Skill Health Monitor

Catch skill degradation before it becomes a crisis. Monitors response times, error rates, output drift, and resource usage for deployed skills.

Why This Exists

Skills work fine during testing, then silently degrade in production. Free models change behavior, APIs add latency, memory leaks accumulate.
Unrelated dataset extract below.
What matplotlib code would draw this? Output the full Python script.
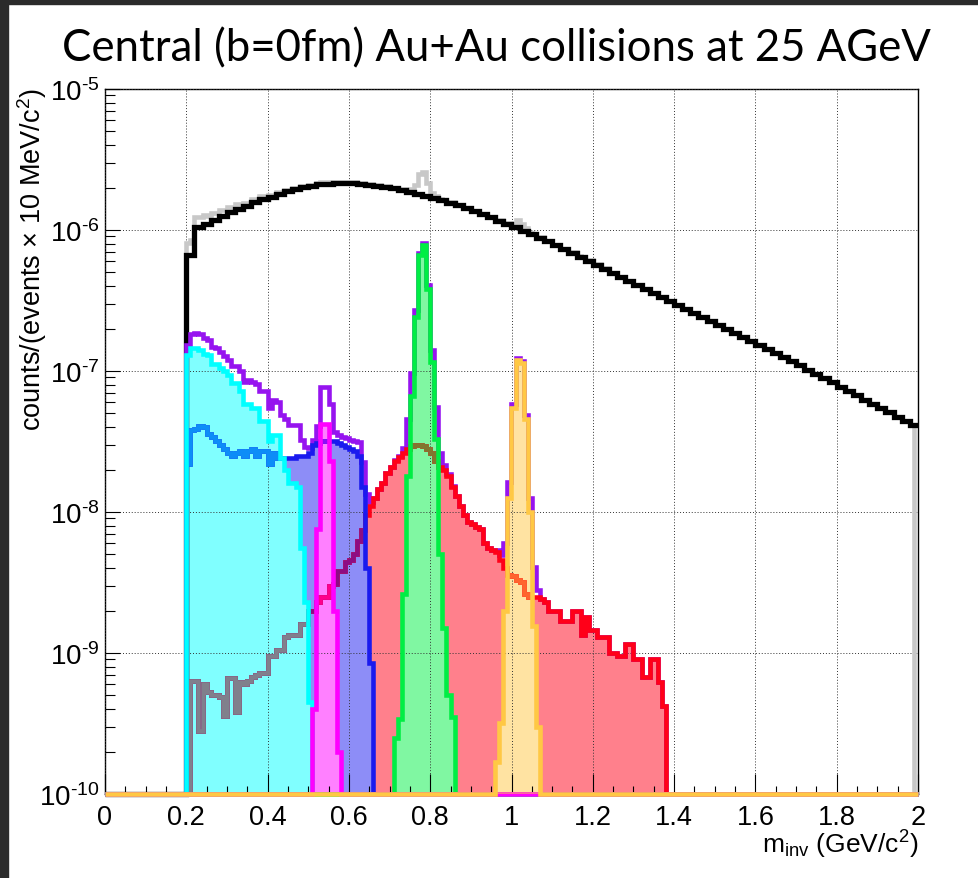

By the time you notice, your agent has been running on broken skills for hours.

Commands

Monitor a skill execution

python3 {baseDir}/scripts/health_monitor.py check --skill <name> --cmd "python3 path/to/script.py"

View health dashboard

python3 {baseDir}/scripts/health_monitor.py dashboard

Set alert thresholds

python3 {baseDir}/scripts/health_monitor.py threshold --skill <name> --max-latency 5000 --max-errors 3

Export health report

python3 {baseDir}/scripts/health_monitor.py report --json

View trends for a skill

python3 {baseDir}/scripts/health_monitor.py trend --skill <name> --period 24h

What It Tracks

Latency: Execution time per invocation, p50/p95/p99 percentiles
Error rate: Failed executions, error types, frequency
Output drift: Detects when output format or content changes unexpectedly
Resource usage: Memory and CPU at execution time
Uptime: Availability over time windows (1h, 24h, 7d)

Alerting

Console alerts when thresholds are exceeded
JSON webhook support for external integrations
Configurable per-skill thresholds

Data Storage

Health data is stored in ~/.openclaw/health/ as JSON files. One file per skill, rotated daily.